Le nom du juge Renaud est resté ancré à jamais dans la mémoire de tout journaliste qui était en fonction dans les années soixante-dix. Comme celui de Robert Boulin, ancien ministre, « suicidé », et dont la fille encore aujourd’hui veut qu’on rouvre l’enquête. Renaud a été abattu à Lyon, premier magistrat assassiné en France depuis la Libération. On sait par qui mais qui a commandité le meurtre ? Il y a une affaire Renaud, comme celles que l’État sait parfois étouffer ou se laisser perdre sur fond de grand banditisme qui arrange tout le monde. Olivier Berlion, en rupture de son excellent Tony Corso, relance le débat avec Le Juge, La République assassinée dont le premier tome vient de paraître. Direction Lyon, capitale des Gaules et, on l’a oublié, haut lieu de la pègre quand le juge Renaud y débarque. Olivier Berlion sera en dédicace le 10 juillet à la librairie Azimuts à Montpellier.
François Renaud a été un résistant, un vrai. Il est juge et muté à Lyon après quinze ans en Afrique. On est en 1966 et Lyon est un haut lieu des trafics en tout genre, jeux, prostitution et les patrons locaux de la pègre se tirent la bourre, pas effrayés par des cadavres si besoins. Jeannot la cuillère, Schnable le roi du flipper, il y a du ramdam près du Rhône et des corps qui flottent. Le juge Renaud est chargé du dossier et il connaît son monde dont Schnable avec qui il a combattu les Allemands. Renaud a une grande gueule et une réputation. Il n’aime pas les types du SAC, les hommes à tout faire du gaullisme. La tension monte et le juge devient Le Shériff, incorruptible et dérangeant même pour certains des ses amis. On est en 1968 et Lyon comme Paris a droit à ses manifs dont une qui va mal finir.

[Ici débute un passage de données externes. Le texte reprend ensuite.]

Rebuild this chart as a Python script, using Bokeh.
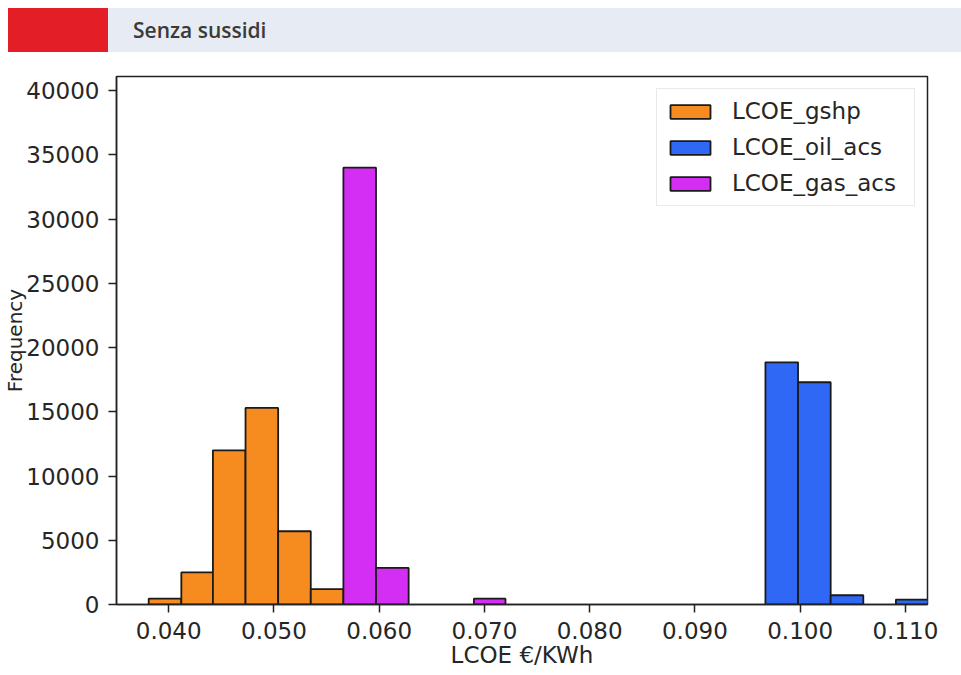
from bokeh.plotting import figure
from bokeh.layouts import column
from bokeh.models import (ColumnDataSource, FixedTicker, NumeralTickFormatter,
                          Range1d, Div)
from bokeh.embed import file_html
from bokeh.resources import INLINE

# ---------------- data ----------------
header_title = "Senza sussidi"
x_title = "LCOE €/KWh"
y_title = "Frequency"

bin_edges = [0.0381, 0.0412, 0.0442, 0.0473, 0.0504, 0.0535, 0.0566, 0.0597,
             0.0628, 0.0659, 0.0690, 0.0720, 0.0751, 0.0782, 0.0813, 0.0844,
             0.0875, 0.0906, 0.0937, 0.0967, 0.0998, 0.1029, 0.1060, 0.1091,
             0.1122]

series_names = ["LCOE_gshp", "LCOE_oil_acs", "LCOE_gas_acs"]
counts_gshp = [450, 2500, 12000, 15300, 5700, 1200, 0, 0, 0, 0, 0, 0,
               0, 0, 0, 0, 0, 0, 0, 0, 0, 0, 0, 0]
counts_oil = [0, 0, 0, 0, 0, 0, 0, 0, 0, 0, 0, 0,
              0, 0, 0, 0, 0, 0, 0, 18850, 17300, 720, 0, 380]
counts_gas = [0, 0, 0, 0, 0, 0, 34000, 2850, 0, 0, 450, 0,
              0, 0, 0, 0, 0, 0, 0, 0, 0, 0, 0, 0]
series_colors = ["#f68b1f", "#3068f6", "#d42ef5"]

x_ticks = [0.040, 0.050, 0.060, 0.070, 0.080, 0.090, 0.100, 0.110]
y_ticks = [0, 5000, 10000, 15000, 20000, 25000, 30000, 35000, 40000]
x_start, x_end = 0.03504, 0.1121
y_start, y_end = 0, 41100

FONT = "DejaVu Sans"
FS = "23px"

# ---------------- header ----------------
W = 961
head_html = (
    '<div style="box-sizing:border-box; padding:8px 0 0 8px; width:961px; '
    'height:52px; display:flex;">'
    '<div style="width:100px; height:44px; background:#e41e26;"></div>'
    '<div style="flex:1; height:44px; background:#e7ebf3; display:flex; '
    'align-items:center; padding-left:25px; font-family:\'Open Sans\'; '
    'font-weight:600; font-size:21px; color:#3a3a3a;">'
    + header_title + '</div></div>'
)
head = Div(text=head_html, width=W, height=52, margin=0)

# ---------------- main plot ----------------
p = figure(width=W, height=623, output_backend="svg", toolbar_location=None,
           x_range=Range1d(x_start, x_end), y_range=Range1d(y_start, y_end),
           min_border_left=116, min_border_right=34, min_border_top=24,
           min_border_bottom=71)
p.grid.visible = False
p.background_fill_color = "white"
p.border_fill_color = "white"
p.outline_line_color = "#222222"
p.outline_line_width = 1.5

for name, counts, color in zip(series_names, [counts_gshp, counts_oil, counts_gas],
                               series_colors):
    lefts, rights, tops = [], [], []
    for i, c in enumerate(counts):
        if c > 0:
            lefts.append(bin_edges[i])
            rights.append(bin_edges[i + 1])
            tops.append(c)
    src = ColumnDataSource(dict(left=lefts, right=rights, top=tops,
                                bottom=[0] * len(tops)))
    p.quad(left="left", right="right", top="top", bottom="bottom", source=src,
           fill_color=color, line_color="#1a1a1a", line_width=1.8,
           legend_label=name)

for ax in (p.xaxis[0], p.yaxis[0]):
    ax.axis_line_color = "#222222"
    ax.axis_line_width = 1.5
    ax.major_tick_line_color = "#222222"
    ax.major_tick_line_width = 1.5
    ax.major_tick_out = 8
    ax.major_tick_in = 0
    ax.minor_tick_line_color = None
    ax.major_label_text_font = FONT
    ax.major_label_text_font_size = FS
    ax.major_label_text_color = "#262626"
    ax.axis_label_text_font = FONT
    ax.axis_label_text_font_style = "normal"
    ax.axis_label_text_color = "#262626"

p.xaxis[0].ticker = FixedTicker(ticks=x_ticks)
p.xaxis[0].formatter = NumeralTickFormatter(format="0.000")
p.xaxis[0].major_label_standoff = 9
p.xaxis[0].axis_label = x_title
p.xaxis[0].axis_label_text_font_size = FS
p.xaxis[0].axis_label_standoff = 0

p.yaxis[0].ticker = FixedTicker(ticks=y_ticks)
p.yaxis[0].major_label_standoff = 9
p.yaxis[0].axis_label = y_title
p.yaxis[0].axis_label_text_font_size = "20px"
p.yaxis[0].axis_label_standoff = -4

lg = p.legend[0]
lg.location = "top_right"
lg.margin = 12
lg.padding = 8
lg.spacing = 8
lg.glyph_width = 50
lg.glyph_height = 17
lg.label_height = 28
lg.label_width = 174
lg.label_standoff = 17
lg.label_text_font = FONT
lg.label_text_font_size = FS
lg.label_text_color = "#262626"
lg.border_line_color = "#d4d4d4"
lg.border_line_width = 1
lg.background_fill_alpha = 0.85

layout = column(head, p, spacing=0)
open("out.html", "w").write(file_html(layout, INLINE))
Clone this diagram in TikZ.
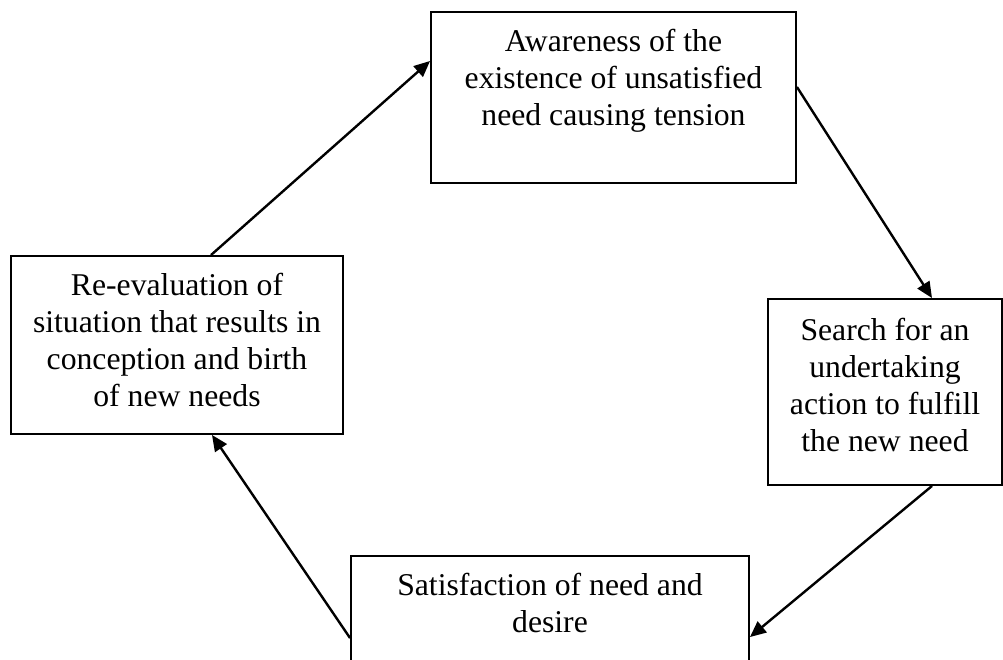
\documentclass[tikz,border=0pt]{standalone}
\usepackage{fontspec}
\setmainfont{Liberation Serif}
\usetikzlibrary{arrows.meta,calc}
\begin{document}
\begin{tikzpicture}[x=1pt,y=-1pt,
  box/.style={draw,line width=1.9pt,rectangle,inner sep=0pt},
  txt/.style={align=center,inner sep=0pt,font=\fontsize{31.7pt}{37pt}\selectfont,anchor=base},
  conn/.style={line width=2.4pt,-{Triangle[length=16pt,width=14pt]}}]
\clip (0,0) rectangle (1003,660);
\fill[white] (0,0) rectangle (1003,660);
\node[box,minimum width=365pt,minimum height=171pt] (aw) at (613.5,97.5) {};
\node[box,minimum width=332pt,minimum height=178pt] (rev) at (177,345) {};
\node[box,minimum width=234pt,minimum height=186pt] (srch) at (885,392) {};
\node[box,minimum width=398pt,minimum height=184pt] (sat) at (550,648) {};
\node[txt] (awt) at (613.5,126) {Awareness of the\\existence of unsatisfied\\need causing tension};
\node[txt] (revt) at (177,406) {Re-evaluation of\\situation that results in\\conception and birth\\of new needs};
\node[txt] (srcht) at (885,451) {Search for an\\undertaking\\action to fulfill\\the new need};
\node[txt] (satt) at (550,632) {Satisfaction of need and\\desire};
\draw[conn] ([xshift=34pt]rev.north) -- ([yshift=36.5pt]aw.west);
\draw[conn] ([yshift=10.5pt]aw.east) -- ([xshift=47pt]srch.north);
\draw[conn] ([xshift=47pt]srch.south) -- ([yshift=-82pt]sat.north east);
\draw[conn] ([yshift=-83pt]sat.north west) -- ([xshift=35pt]rev.south);
\end{tikzpicture}
\end{document}
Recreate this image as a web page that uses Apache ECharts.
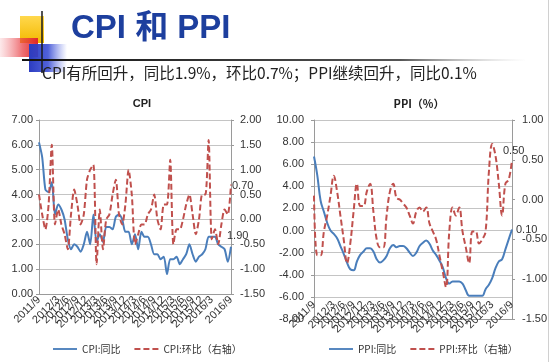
<!DOCTYPE html>
<html><head><meta charset="utf-8">
<script src="https://cdn.jsdelivr.net/npm/echarts@6/dist/echarts.min.js"></script>
<style>html,body{margin:0;padding:0;background:#fff}#c{width:550px;height:362px}</style>
</head><body><div id="c"></div><script>
const months = ['2011/9','2011/10','2011/11','2011/12',
'2012/1','2012/2','2012/3','2012/4','2012/5','2012/6','2012/7','2012/8','2012/9','2012/10','2012/11','2012/12',
'2013/1','2013/2','2013/3','2013/4','2013/5','2013/6','2013/7','2013/8','2013/9','2013/10','2013/11','2013/12',
'2014/1','2014/2','2014/3','2014/4','2014/5','2014/6','2014/7','2014/8','2014/9','2014/10','2014/11','2014/12',
'2015/1','2015/2','2015/3','2015/4','2015/5','2015/6','2015/7','2015/8','2015/9','2015/10','2015/11','2015/12',
'2016/1','2016/2','2016/3','2016/4','2016/5','2016/6','2016/7','2016/8','2016/9'];
const cpiYoY = [6.1,5.5,4.2,4.1,
4.5,3.2,3.6,3.4,3.0,2.2,1.8,2.0,1.9,1.7,2.0,2.5,
2.0,3.2,2.1,2.4,2.1,2.7,2.7,2.6,3.1,3.2,3.0,2.5,
2.5,2.0,2.4,1.8,2.5,2.3,2.3,2.0,1.6,1.6,1.4,1.5,
0.8,1.4,1.4,1.5,1.2,1.4,1.6,2.0,1.6,1.3,1.5,1.6,
1.8,2.3,2.3,2.3,2.0,1.9,1.8,1.3,1.9];
const cpiMoM = [0.5,0.1,-0.2,0.3,
1.5,-0.1,0.2,-0.1,-0.3,-0.6,0.1,0.6,0.3,-0.1,0.1,0.8,
1.0,1.1,-0.9,0.2,-0.6,0.0,0.1,0.5,0.8,0.1,-0.1,0.3,
1.0,0.5,-0.5,-0.3,-0.1,-0.1,0.1,0.2,0.5,0.0,-0.2,0.3,
0.3,1.2,-0.5,-0.2,-0.2,0.0,0.3,0.5,0.1,-0.3,0.0,0.5,
0.5,1.6,-0.4,-0.2,-0.5,-0.1,0.2,0.1,0.7];
const ppiYoY = [6.7,5.0,2.7,1.7,
0.7,0.0,-0.3,-0.7,-1.4,-2.1,-2.9,-3.5,-3.6,-2.8,-2.2,-1.9,
-1.6,-1.6,-1.9,-2.6,-2.9,-2.7,-2.3,-1.6,-1.3,-1.5,-1.4,-1.4,
-1.6,-2.0,-2.3,-2.0,-1.4,-1.1,-0.9,-1.2,-1.8,-2.2,-2.7,-3.3,
-4.3,-4.8,-4.6,-4.6,-4.6,-4.8,-5.4,-5.9,-5.9,-5.9,-5.9,-5.9,
-5.3,-4.9,-4.3,-3.4,-2.8,-2.6,-1.7,-0.8,0.1];
const ppiMoM = [0.05,-0.7,-0.7,-0.4,
-0.2,0.05,0.3,0.1,-0.2,-0.5,-0.8,-0.55,-0.15,0.2,-0.08,-0.08,
0.1,0.2,-0.15,-0.5,-0.6,-0.6,-0.2,0.1,0.2,0.02,0.0,-0.05,
-0.1,-0.2,-0.3,-0.15,-0.1,-0.15,-0.1,-0.3,-0.4,-0.5,-0.7,-0.9,
-1.1,-0.4,-0.1,-0.2,-0.1,-0.4,-0.6,-0.8,-0.4,-0.4,-0.55,-0.5,
-0.4,0.35,0.7,0.55,0.2,-0.2,0.2,0.25,0.5];

const numFont = 'Liberation Sans';
const cjkFont = 'Noto Sans CJK SC';
const BLUE = '#4a7ebb', RED = '#c0504d', GRID = '#c4c4c4', AXIS = '#9a9a9a';
const fmt2 = v => v.toFixed(2);
const SOLID_ICON = 'path://M0,0H26V2H0Z';
const DASH_ICON = 'path://M0,0H6V2H0Z M9,0H15V2H9Z M18,0H24V2H18Z';

function valAxis(gridIndex, min, max, interval, pos, split, margin) {
  return {
    type: 'value', gridIndex, min, max, interval, position: pos,
    axisLine: {show: true, lineStyle: {color: AXIS, width: 1}},
    axisTick: {show: true, length: 3, lineStyle: {color: AXIS}},
    splitLine: {show: split, lineStyle: {color: GRID, width: 1}},
    axisLabel: {formatter: fmt2, fontSize: 11, color: '#333', fontFamily: numFont, margin}
  };
}
function catAxis(gridIndex, margin) {
  return {
    type: 'category', gridIndex, data: months, boundaryGap: false,
    axisLine: {show: true, onZero: false, lineStyle: {color: AXIS}},
    axisTick: {show: false},
    axisLabel: {interval: (i) => i % 3 === 0, rotate: 45, fontSize: 11, color: '#333',
      fontFamily: numFont, margin, hideOverlap: false, showMinLabel: true, showMaxLabel: true}
  };
}
function lineSeries(name, data, xi, yi, color, dashed, smooth, endLab) {
  return {
    name, type: 'line', data, xAxisIndex: xi, yAxisIndex: yi,
    showSymbol: false, symbol: 'none', smooth,
    lineStyle: {color, width: 2, type: dashed ? [6, 3] : 'solid'},
    itemStyle: {color},
    endLabel: Object.assign({show: true, formatter: p => fmt2(p.value), fontSize: 11,
      color: '#333', fontFamily: numFont, distance: 0}, endLab),
    animation: false
  };
}
function legendCfg(names, left) {
  return {
    data: [{name: names[0], icon: SOLID_ICON}, {name: names[1], icon: DASH_ICON}],
    left, top: 339, itemWidth: 24, itemHeight: 2, itemGap: 14,
    textStyle: {fontSize: 10, color: '#333', fontFamily: cjkFont}
  };
}

const chart = echarts.init(document.getElementById('c'), null, {renderer: 'canvas'});
chart.setOption({
  backgroundColor: '#fff',
  animation: false,
  textStyle: {fontFamily: numFont},
  title: [
    {text: 'CPI', left: 137, top: 93, textAlign: 'center',
     textStyle: {fontSize: 11, fontWeight: 'bold', color: '#222', fontFamily: numFont}},
    {text: 'PPI（%）', left: 414, top: 93, textAlign: 'center',
     textStyle: {fontSize: 11, fontWeight: 'bold', color: '#222', fontFamily: cjkFont}}
  ],
  grid: [
    {left: 39, right: 319, top: 120, bottom: 68, containLabel: false, outerBoundsMode: 'none'},
    {left: 314, right: 38, top: 120, bottom: 43, containLabel: false, outerBoundsMode: 'none'}
  ],
  xAxis: [catAxis(0, 4), catAxis(1, -16)],
  yAxis: [
    valAxis(0, 0, 7, 1, 'left', true, 6),
    valAxis(0, -1.5, 2, 0.5, 'right', false, 9),
    valAxis(1, -8, 10, 2, 'left', true, 10),
    valAxis(1, -1.5, 1, 0.5, 'right', false, 10)
  ],
  legend: [
    legendCfg(['CPI:同比', 'CPI:环比（右轴）'], 48),
    legendCfg(['PPI:同比', 'PPI:环比（右轴）'], 324)
  ],
  series: [
    lineSeries('CPI:同比', cpiYoY, 0, 0, BLUE, false, 0.25, {offset: [-4, -11]}),
    lineSeries('CPI:环比（右轴）', cpiMoM, 0, 1, RED, true, 0.25, {offset: [1, 1]}),
    lineSeries('PPI:同比', ppiYoY, 1, 2, BLUE, false, 0.4, {offset: [4, 1]}),
    lineSeries('PPI:环比（右轴）', ppiMoM, 1, 3, RED, true, 0.4, {offset: [-9, -9]})
  ],
  graphic: [
    {type: 'rect', shape: {x: 20, y: 16, width: 24, height: 27}, z: 1,
     style: {fill: new echarts.graphic.LinearGradient(0, 0, 0, 1, [{offset: 0, color: '#ffd84d'}, {offset: 1, color: '#f3b900'}])}},
    {type: 'rect', shape: {x: 0, y: 38, width: 38, height: 19}, z: 2,
     style: {fill: new echarts.graphic.LinearGradient(0, 0, 1, 0, [{offset: 0, color: 'rgba(240,110,120,0.15)'}, {offset: 0.6, color: 'rgba(232,60,65,0.75)'}, {offset: 1, color: '#e0262b'}])}},
    {type: 'rect', shape: {x: 29, y: 44, width: 38, height: 28}, z: 3,
     style: {fill: new echarts.graphic.LinearGradient(0, 0, 1, 0, [{offset: 0, color: '#2b3cc0'}, {offset: 0.5, color: 'rgba(50,70,210,0.85)'}, {offset: 1, color: 'rgba(90,110,230,0)'}])}},
    {type: 'line', shape: {x1: 42, y1: 11, x2: 42, y2: 73}, z: 4, style: {stroke: '#1a1a1a', lineWidth: 1.5}},
    {type: 'line', shape: {x1: 22, y1: 60, x2: 525, y2: 60}, z: 4,
     style: {lineWidth: 2, stroke: new echarts.graphic.LinearGradient(0, 0, 1, 0, [{offset: 0, color: '#111'}, {offset: 0.75, color: '#555'}, {offset: 1, color: 'rgba(200,200,200,0)'}])}},
    {type: 'text', x: 71, y: 12, z: 5,
     style: {text: 'CPI 和 PPI', fill: '#1d3f9e', font: 'bold 33px "Liberation Sans", "Noto Sans CJK SC"'}},
    {type: 'text', x: 42, y: 65, z: 5,
     style: {text: 'CPI有所回升，同比1.9%，环比0.7%；PPI继续回升，同比0.1%', fill: '#222', font: '15.5px "Noto Sans CJK SC"'}},
    {type: 'line', shape: {x1: 548.5, y1: 0, x2: 548.5, y2: 362}, style: {stroke: '#d0d0d0', lineWidth: 1}}
  ]
});
</script></body></html>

Olivier Berlion a su donner tout le relief et la clarté nécessaire à son récit. Car l’affaire Renaud est un vrai sac de nœuds qui mélange politique, banditisme, fric et justice. Berlion a signé une trilogie et a pris à cœur le destin de Renaud. Un personnage hors normes, le juge, flambeur, amoureux, qui va affronter dans la suite le gang des Lyonnais et mourra le 3 juillet 1975 abattu. Berlion a le dessin qu’il fallait, fort, puissant pour des ambiances qui le sont tout autant avec des personnages sans scrupules. Un beau début ce tome 1, Chicago-sur-Rhône.